Monday, December 17, 2007

Matthew 1:1-17

Matthew 1:1-17

1An account of the genealogy of Jesus the Messiah, the son of David, the son of Abraham. 2Abraham was the father of Isaac, and Isaac the father of Jacob, and Jacob the father of Judah and his brothers, 3and Judah the father of Perez and Zerah by Tamar, and Perez the father of Hezron, and Hezron the father of Aram, 4and Aram the father of Aminadab, and Aminadab the father of Nahshon, and Nahshon the father of Salmon, 5and Salmon the father of Boaz by Rahab, and Boaz the father of Obed by Ruth, and Obed the father of Jesse, 6and Jesse the father of King David.

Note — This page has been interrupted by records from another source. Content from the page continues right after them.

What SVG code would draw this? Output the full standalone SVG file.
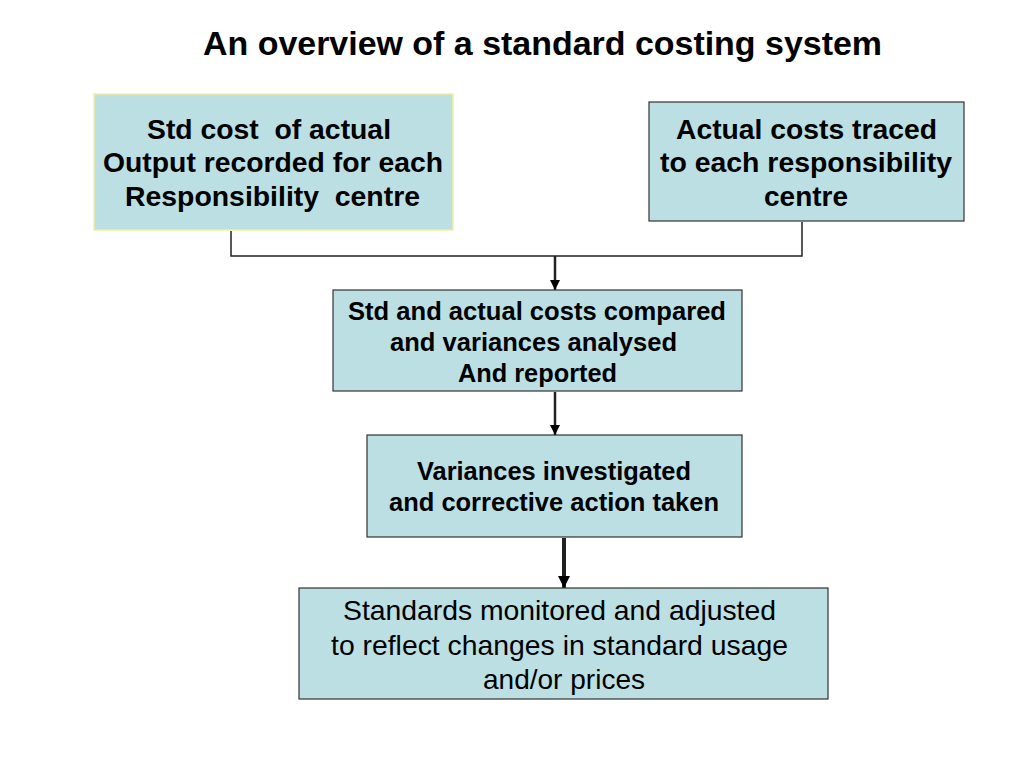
<svg xmlns="http://www.w3.org/2000/svg" width="1024" height="768" viewBox="0 0 1024 768">
<defs>
<style>
.box{fill:#bbdfe3;stroke:#333;stroke-width:1.2}
.t{font-family:"Liberation Sans",Arial,sans-serif;text-anchor:middle;fill:#000;white-space:pre}
.b{font-weight:bold}
.l{font-size:28.5px}
.m{font-size:25.7px}
.con{fill:none;stroke:#222}
</style>
<marker id="ah" viewBox="0 0 10 10" refX="10" refY="5" markerWidth="4" markerHeight="4" orient="auto" markerUnits="strokeWidth">
<path d="M0,0 L10,5 L0,10 z" fill="#000"/>
</marker>
<marker id="ah2" viewBox="0 0 10 10" refX="10" refY="5" markerWidth="3.5" markerHeight="3" orient="auto" markerUnits="strokeWidth">
<path d="M0,0 L10,5 L0,10 z" fill="#000"/>
</marker>
</defs>
<rect width="1024" height="768" fill="#fff"/>
<text class="t b" x="542.5" y="55" font-size="34" textLength="679" lengthAdjust="spacingAndGlyphs">An overview of a standard costing system</text>
<g id="connectors">
<polyline class="con" style="stroke-width:1.5" points="231,231 231,256 802,256 802,222"/>
<line class="con" style="stroke-width:2.5" x1="555" y1="256" x2="555" y2="290" marker-end="url(#ah)"/>
<line class="con" style="stroke-width:2.5" x1="555" y1="392" x2="555" y2="435" marker-end="url(#ah)"/>
<line class="con" style="stroke-width:4" x1="564" y1="538" x2="564" y2="588" marker-end="url(#ah2)"/>
</g>
<g id="node1">
<rect class="box" x="94" y="94" width="359" height="136" style="stroke:#f2f0a0;stroke-width:1.5"/>
<text class="t b l" x="269" y="139" textLength="244" lengthAdjust="spacingAndGlyphs">Std cost  of actual</text>
<text class="t b l" x="273" y="172" textLength="340" lengthAdjust="spacingAndGlyphs">Output recorded for each</text>
<text class="t b l" x="272.5" y="206" textLength="295" lengthAdjust="spacingAndGlyphs">Responsibility  centre</text>
</g>
<g id="node2">
<rect class="box" x="649" y="102" width="315" height="119"/>
<text class="t b l" x="806.5" y="139" textLength="261" lengthAdjust="spacingAndGlyphs">Actual costs traced</text>
<text class="t b l" x="806" y="172" textLength="292" lengthAdjust="spacingAndGlyphs">to each responsibility</text>
<text class="t b l" x="806" y="206" textLength="84" lengthAdjust="spacingAndGlyphs">centre</text>
</g>
<g id="node3">
<rect class="box" x="333" y="290" width="409" height="101"/>
<text class="t b m" x="537" y="320" textLength="378" lengthAdjust="spacingAndGlyphs">Std and actual costs compared</text>
<text class="t b m" x="533.5" y="351" textLength="287" lengthAdjust="spacingAndGlyphs">and variances analysed</text>
<text class="t b m" x="537.5" y="382" textLength="159" lengthAdjust="spacingAndGlyphs">And reported</text>
</g>
<g id="node4">
<rect class="box" x="367" y="435" width="375" height="102"/>
<text class="t b m" x="554" y="480" textLength="274" lengthAdjust="spacingAndGlyphs">Variances investigated</text>
<text class="t b m" x="554" y="511" textLength="330" lengthAdjust="spacingAndGlyphs">and corrective action taken</text>
</g>
<g id="node5">
<rect class="box" x="299" y="588" width="529" height="111"/>
<text class="t l" x="559.5" y="620" textLength="433" lengthAdjust="spacingAndGlyphs">Standards monitored and adjusted</text>
<text class="t l" x="559.5" y="655" textLength="457" lengthAdjust="spacingAndGlyphs">to reflect changes in standard usage</text>
<text class="t l" x="564" y="689" textLength="162" lengthAdjust="spacingAndGlyphs">and/or prices</text>
</g>
</svg>
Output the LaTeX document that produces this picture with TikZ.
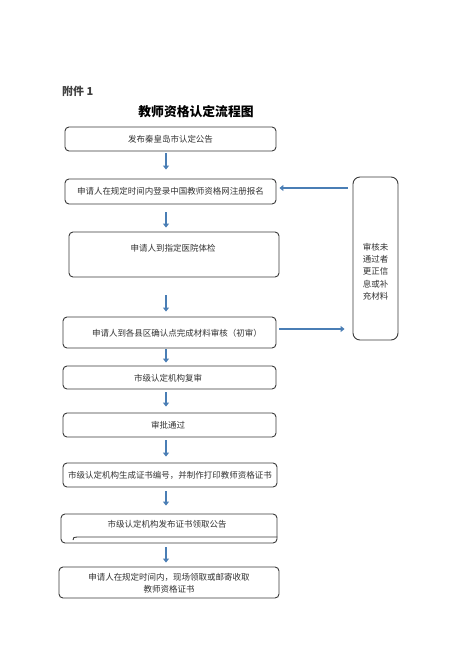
\documentclass[tikz,border=0pt]{standalone}
\usepackage{fontspec}
\setmainfont{Noto Sans CJK SC}
\newfontfamily\cjk{Noto Sans CJK SC}
\usetikzlibrary{arrows.meta}
\definecolor{arrblue}{HTML}{4A7EB5}
\definecolor{boxline}{HTML}{3A3A3A}
\definecolor{txt}{HTML}{333333}
\tikzset{
  stepbox/.style={draw=boxline, line width=0.9pt, rounded corners=4pt, inner sep=0pt},
  lbl/.style={font=\cjk\fontsize{8.5}{12.3}\selectfont, text=txt, inner sep=0pt, align=center},
  arr/.style={draw=arrblue, line width=2.8pt, -{Triangle[width=6pt,length=4pt]}}
}
\begin{document}
\begin{tikzpicture}[x=1pt,y=-1pt]
\useasboundingbox (0,0) rectangle (474,670);
\fill[white] (0,0) rectangle (474,670);
\node[font=\cjk\bfseries\fontsize{11}{13}\selectfont, text=black!75, anchor=west, inner sep=0pt] (att) at (62,91) {附件 1};
\node[font=\cjk\bfseries\fontsize{12.8}{15}\selectfont, inner sep=0pt] (title) at (196,112) {教师资格认定流程图};
% boxes
\node[stepbox, minimum width=211pt, minimum height=24pt] (b1) at (170.5,139) {};
\node[lbl] (t1) at (b1) {发布秦皇岛市认定公告};
\node[stepbox, minimum width=211pt, minimum height=25pt] (b2) at (170.5,191.5) {};
\node[lbl] (t2) at (b2) {申请人在规定时间内登录中国教师资格网注册报名};
\node[stepbox, minimum width=210pt, minimum height=45pt] (b3) at (174,254.5) {};
\node[lbl] (t3) at (173,248) {申请人到指定医院体检};
\node[stepbox, minimum width=213pt, minimum height=31pt] (b4) at (169.5,332.5) {};
\node[lbl] (t4) at (177,333) {申请人到各县区确认点完成材料审核（初审）};
\node[stepbox, minimum width=213pt, minimum height=23pt] (b5) at (169.5,377.5) {};
\node[lbl] (t5) at (168,378) {市级认定机构复审};
\node[stepbox, minimum width=213pt, minimum height=24pt] (b6) at (169.5,425) {};
\node[lbl] (t6) at (168,425) {审批通过};
\node[stepbox, minimum width=214pt, minimum height=24pt] (b7) at (170,475) {};
\node[lbl] (t7) at (170,475) {市级认定机构生成证书编号，并制作打印教师资格证书};
\node[stepbox, minimum width=216pt, minimum height=29pt] (b8) at (169,528.5) {};
\node[lbl] (t8) at (167,524) {市级认定机构发布证书领取公告};
\draw[boxline, line width=0.9pt] (73,540) .. controls (73,537.5) and (74,537) .. (77,537) -- (b8.east |- 0,537);
\node[stepbox, minimum width=220pt, minimum height=31pt] (b9) at (169,582.5) {};
\node[lbl] (t9) at (169,583.5) {申请人在规定时间内，现场领取或邮寄收取\\教师资格证书};
\node[stepbox, rounded corners=7pt, minimum width=45pt, minimum height=163pt] (side) at (375.5,258.5) {};
\node[lbl] (ts) at (375.5,271.5) {审核未\\通过者\\更正信\\息或补\\充材料};
% arrows
\coordinate (ax) at (166,0);
\draw[arr, shorten <=2pt, shorten >=9pt] (b1.south -| ax) -- (b2.north -| ax);
\draw[arr, shorten <=8pt, shorten >=4pt] (b2.south -| ax) -- (b3.north -| ax);
\draw[arr, shorten <=18pt, shorten >=5pt] (b3.south -| ax) -- (b4.north -| ax);
\draw[arr, shorten <=1pt, shorten >=3pt] (b4.south -| ax) -- (b5.north -| ax);
\draw[arr, shorten <=3pt, shorten >=6pt] (b5.south -| ax) -- (b6.north -| ax);
\draw[arr, shorten <=3pt, shorten >=6pt] (b6.south -| ax) -- (b7.north -| ax);
\draw[arr, shorten <=4pt, shorten >=8pt] (b7.south -| ax) -- (b8.north -| ax);
\draw[arr, shorten <=4pt, shorten >=4pt] (b8.south -| ax) -- (b9.north -| ax);
\coordinate (ay1) at (0,188);
\coordinate (ay2) at (0,329);
\draw[arr, shorten <=5pt, shorten >=3pt] (side.west |- ay1) -- (b2.east |- ay1);
\draw[arr, shorten <=3pt, shorten >=8pt] (b4.east |- ay2) -- (side.west |- ay2);
\end{tikzpicture}
\end{document}
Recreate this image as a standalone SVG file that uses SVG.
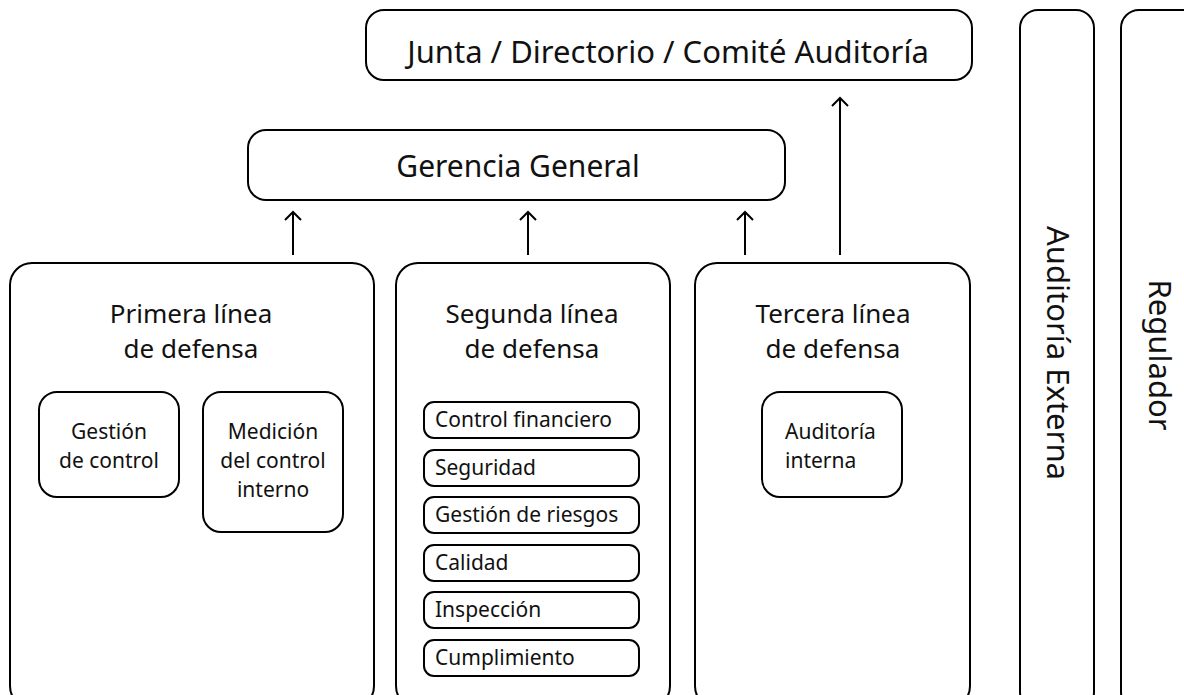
<svg xmlns="http://www.w3.org/2000/svg" width="1184" height="695" viewBox="0 0 1184 695">
<defs>
<style>
.box{fill:#fff;stroke:#000;stroke-width:2}
.t{font-family:"Noto Sans","Open Sans",sans-serif;fill:#111}
.big{font-size:31px}
.ger{font-size:30px}
.mid{font-size:26px}
.vt{font-size:31px}
.sm{font-size:21px}
.con{stroke:#000;stroke-width:2;fill:none}
</style>
<marker id="ah" viewBox="0 0 20 20" refX="10" refY="10" markerWidth="20" markerHeight="20" markerUnits="userSpaceOnUse" orient="auto">
<path d="M2 2 L10 10 L2 18" fill="none" stroke="#000" stroke-width="2"/>
</marker>
</defs>
<rect width="1184" height="695" fill="#fff"/>
<g id="junta">
<rect class="box" x="366" y="10" width="606" height="70" rx="18"/>
<text class="t big" x="668" y="63" text-anchor="middle">Junta / Directorio / Comité Auditoría</text>
</g>
<g id="gerencia">
<rect class="box" x="248" y="130" width="537" height="70" rx="18"/>
<text class="t ger" x="518" y="177" text-anchor="middle">Gerencia General</text>
</g>
<g id="primera">
<rect class="box" x="10" y="263" width="364" height="445" rx="22"/>
<text class="t mid" x="191" y="323" text-anchor="middle">Primera línea</text>
<text class="t mid" x="191" y="358" text-anchor="middle">de defensa</text>
</g>
<g id="gestion-control">
<rect class="box" x="39" y="392" width="140" height="105" rx="18"/>
<text class="t sm" x="109" y="439" text-anchor="middle">Gestión</text>
<text class="t sm" x="109" y="468" text-anchor="middle">de control</text>
</g>
<g id="medicion">
<rect class="box" x="203" y="392" width="140" height="140" rx="18"/>
<text class="t sm" x="273" y="439" text-anchor="middle">Medición</text>
<text class="t sm" x="273" y="468" text-anchor="middle">del control</text>
<text class="t sm" x="273" y="497" text-anchor="middle">interno</text>
</g>
<g id="segunda">
<rect class="box" x="396" y="263" width="274" height="445" rx="22"/>
<text class="t mid" x="532" y="323" text-anchor="middle">Segunda línea</text>
<text class="t mid" x="532" y="358" text-anchor="middle">de defensa</text>
</g>
<g id="control-financiero">
<rect class="box" x="424" y="402" width="215" height="36" rx="10"/>
<text class="t sm" x="435" y="427">Control financiero</text>
</g>
<g id="seguridad">
<rect class="box" x="424" y="450" width="215" height="36" rx="10"/>
<text class="t sm" x="435" y="475">Seguridad</text>
</g>
<g id="gestion-riesgos">
<rect class="box" x="424" y="497" width="215" height="36" rx="10"/>
<text class="t sm" x="435" y="522">Gestión de riesgos</text>
</g>
<g id="calidad">
<rect class="box" x="424" y="545" width="215" height="36" rx="10"/>
<text class="t sm" x="435" y="570">Calidad</text>
</g>
<g id="inspeccion">
<rect class="box" x="424" y="592" width="215" height="36" rx="10"/>
<text class="t sm" x="435" y="617">Inspección</text>
</g>
<g id="cumplimiento">
<rect class="box" x="424" y="640" width="215" height="36" rx="10"/>
<text class="t sm" x="435" y="665">Cumplimiento</text>
</g>
<g id="tercera">
<rect class="box" x="695" y="263" width="275" height="445" rx="22"/>
<text class="t mid" x="833" y="323" text-anchor="middle">Tercera línea</text>
<text class="t mid" x="833" y="358" text-anchor="middle">de defensa</text>
</g>
<g id="auditoria-interna">
<rect class="box" x="762" y="392" width="140" height="105" rx="18"/>
<text class="t sm" x="785" y="439">Auditoría</text>
<text class="t sm" x="785" y="468">interna</text>
</g>
<g id="auditoria-externa">
<rect class="box" x="1020" y="10" width="74" height="700" rx="18"/>
<text class="t vt" transform="translate(1047,353) rotate(90)" text-anchor="middle">Auditoría Externa</text>
</g>
<g id="regulador">
<rect class="box" x="1121" y="10" width="80" height="700" rx="18"/>
<text class="t vt" transform="translate(1149,355) rotate(90)" text-anchor="middle">Regulador</text>
</g>
<g id="connectors">
<line class="con" x1="293" y1="255" x2="293" y2="212" marker-end="url(#ah)"/>
<line class="con" x1="528" y1="255" x2="528" y2="212" marker-end="url(#ah)"/>
<line class="con" x1="745" y1="255" x2="745" y2="212" marker-end="url(#ah)"/>
<line class="con" x1="840" y1="255" x2="840" y2="98" marker-end="url(#ah)"/>
</g>
</svg>
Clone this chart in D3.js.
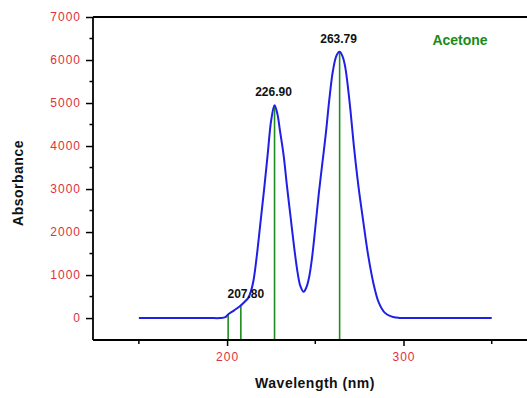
<!DOCTYPE html>
<html>
<head>
<meta charset="utf-8">
<script src="https://cdn.jsdelivr.net/npm/d3@7"></script>
<style>
  body { margin: 0; background: #fff; }
  svg { display: block; font-family: Arial, "Liberation Sans", sans-serif; }
</style>
</head>
<body>
<div id="chart"></div>
<script>
// spectrum (wavelength nm, absorbance)
const wavelengths = [150, 170, 190, 196, 199, 200.7, 204, 207.4, 210, 212, 213.5, 215, 217, 219, 221, 223, 225, 226.9, 228.5, 230, 232, 234, 236, 238, 240, 241.5, 243.4, 245, 246.5, 248, 250, 252, 254, 256, 258, 260, 262, 263.79, 265.5, 267, 269.5, 272, 274.5, 277, 280, 283, 286, 289.5, 293, 297, 300, 320, 350];
const absorbance = [0, 0, 0, 0, 20, 90, 180, 280, 380, 470, 620, 880, 1500, 2250, 3000, 3800, 4600, 4950, 4750, 4350, 3800, 3050, 2350, 1650, 1050, 750, 612, 720, 950, 1350, 2100, 2900, 3600, 4300, 5100, 5750, 6100, 6190, 6080, 5830, 5000, 3950, 3050, 2300, 1450, 800, 360, 120, 40, 5, 0, 0, 0];

// marked peaks (green sticks)
const peakWl = [200.6, 207.8, 226.9, 263.79];
const peakAbs = [90, 290, 4950, 6190];
const peakLabels = ["", "207.80", "226.90", "263.79"];

const yTicks = [0, 1000, 2000, 3000, 4000, 5000, 6000, 7000];
const xTicks = [200, 300];

const width = 527, height = 398;
const margin = { top: 17, right: 0, bottom: 58, left: 93 };

const svg = d3.select("#chart").append("svg")
  .attr("width", width)
  .attr("height", height);

const x = d3.scaleLinear().domain([124, 370]).range([margin.left, width - margin.right]);
const y = d3.scaleLinear().domain([-510, 7000]).range([height - margin.bottom, margin.top]);

const spectrum = wavelengths.map((w, i) => ({ w, a: absorbance[i] }));

// green peak sticks
svg.append("g").selectAll("line")
  .data(peakWl)
  .join("line")
  .attr("x1", (d) => x(d)).attr("x2", (d) => x(d))
  .attr("y1", y(-510)).attr("y2", (d, i) => y(peakAbs[i]))
  .attr("stroke", "#1e8c1e")
  .attr("stroke-width", 1.6);

// blue curve
const line = d3.line()
  .x((d) => x(d.w))
  .y((d) => y(d.a))
  .curve(d3.curveCatmullRom.alpha(0.5));

svg.append("path")
  .datum(spectrum)
  .attr("fill", "none")
  .attr("stroke", "#1f1fe6")
  .attr("stroke-width", 2)
  .attr("d", line);

// y axis
const yAxis = svg.append("g")
  .attr("transform", `translate(${margin.left},0)`)
  .call(d3.axisLeft(y).tickValues(yTicks).tickSize(7).tickPadding(5).tickFormat(d3.format("d")));
yAxis.append("g").selectAll("line")
  .data(d3.range(500, 7000, 1000))
  .join("line")
  .attr("x1", -3.5).attr("x2", 0)
  .attr("y1", (d) => y(d)).attr("y2", (d) => y(d))
  .attr("stroke", "#000").attr("stroke-width", 1.5);

// x axis
const xAxis = svg.append("g")
  .attr("transform", `translate(0,${height - margin.bottom})`)
  .call(d3.axisBottom(x).tickValues(xTicks).tickSize(6).tickPadding(6));
xAxis.append("g").selectAll("line")
  .data([150, 250, 350])
  .join("line")
  .attr("x1", (d) => x(d)).attr("x2", (d) => x(d))
  .attr("y1", 0).attr("y2", 4)
  .attr("stroke", "#000").attr("stroke-width", 1.5);

[yAxis, xAxis].forEach((g) => {
  g.select(".domain").attr("stroke", "#000").attr("stroke-width", 1.8)
    .attr("d", g === yAxis
      ? `M0,${y(-510)}V${margin.top}`
      : `M${margin.left},0H${width}`);
  g.selectAll(".tick line").attr("stroke", "#000").attr("stroke-width", 1.5);
  g.selectAll(".tick text")
    .attr("fill", "#e0313c")
    .style("font-size", "12px")
    .style("letter-spacing", "1px");
});

// top frame line
svg.append("line")
  .attr("x1", margin.left).attr("x2", width)
  .attr("y1", margin.top).attr("y2", margin.top)
  .attr("stroke", "#000").attr("stroke-width", 1.8);

// peak labels
svg.append("g").selectAll("text")
  .data(peakLabels)
  .join("text")
  .attr("x", (d, i) => x(peakWl[i]) + (i === 1 ? 5 : -1))
  .attr("y", (d, i) => y(peakAbs[i]) - (i === 1 ? 8 : 9))
  .attr("text-anchor", "middle")
  .attr("fill", "#111")
  .style("font-size", "12px")
  .style("font-weight", "bold")
  .text((d) => d);

svg.append("text")
  .attr("x", 460).attr("y", 45)
  .attr("text-anchor", "middle")
  .attr("fill", "#1a8a1a")
  .style("font-size", "14px")
  .style("font-weight", "bold")
  .text("Acetone");

svg.append("text")
  .attr("x", 315).attr("y", 388)
  .attr("text-anchor", "middle")
  .attr("fill", "#111")
  .style("font-size", "14px")
  .style("font-weight", "bold")
  .style("letter-spacing", "0.5px")
  .text("Wavelength (nm)");

svg.append("text")
  .attr("transform", "rotate(-90)")
  .attr("x", -183).attr("y", 23)
  .attr("text-anchor", "middle")
  .attr("fill", "#111")
  .style("font-size", "14px")
  .style("font-weight", "bold")
  .style("letter-spacing", "0.5px")
  .text("Absorbance");
</script>
</body>
</html>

And David was the father of Solomon by the wife of Uriah, 7and Solomon the father of Rehoboam, and Rehoboam the father of Abijah, and Abijah the father of Asaph, 8and Asaph the father of Jehoshaphat, and Jehoshaphat the father of Joram, and Joram the father of Uzziah, 9and Uzziah the father of Jotham, and Jotham the father of Ahaz, and Ahaz the father of Hezekiah, 10and Hezekiah the father of Manasseh, and Manasseh the father of Amos, and Amos the father of Josiah, 11and Josiah the father of Jechoniah and his brothers, at the time of the deportation to Babylon. 12And after the deportation to Babylon: Jechoniah was the father of Salathiel, and Salathiel the father of Zerubbabel, 13and Zerubbabel the father of Abiud, and Abiud the father of Eliakim, and Eliakim the father of Azor, 14and Azor the father of Zadok, and Zadok the father of Achim, and Achim the father of Eliud, 15and Eliud the father of Eleazar, and Eleazar the father of Matthan, and Matthan the father of Jacob, 16and Jacob the father of Joseph the husband of Mary, of whom Jesus was born, who is called the Messiah. 17So all the generations from Abraham to David are fourteen generations; and from David to the deportation to Babylon, fourteen generations; and from the deportation to Babylon to the Messiah, fourteen generations.

This family tree which is full of unpronounceable names is one of the most frequently ignored passages in all of scripture. However, Raymond Brown, a Roman Catholic theologian, as well as Warren Carter, my New Testament Professor in seminary both agree that this is actually one of the most important parts of Matthew's gospel because it reminds us of the rich history that went into the making of Jesus.

To a certain extent this lineage reads like a Who's Who of names in the bible: Abraham, Isaac, David, Solomon and so many others. However, when we really begin to remember the stories associated with these names we remember not only great people of faith, but also people who failed, and were very human. Abraham fell down laughing at the idea that his wife could become pregnant at such an advanced age (Genesis 17:15-22).

In fact, one of the most striking things about this genealogy is that there are women included in it. Every woman mentioned in this story has some sort of sordid past or was considered a foreigner and outsider (sometimes both). The genealogy that we have presented here then, is not a list of the best and the brightest (although there are some very bright faithful people listed here), but is a list of both sinners and saints.

In essence then, Jesus' background is continued throughout the rest of his ministry. Jesus reaches out to the chosen Israelites and to the outcasts, the faithful and unfaithful, always broadening the scope of his ministry. It was after all for this reason that he was born: to reconcile the world to God.

We can continue this geneology by remembering that Jesus called Peter and Paul, Paul called Timothy, Timothy called someone . .. and we were called by someone to follow Christ. Part of our ministry is to issue this call to discipleship to other saints and sinners. Thus as we approach Christmas day, we remember that we too are empowered to share the news that Christ is born.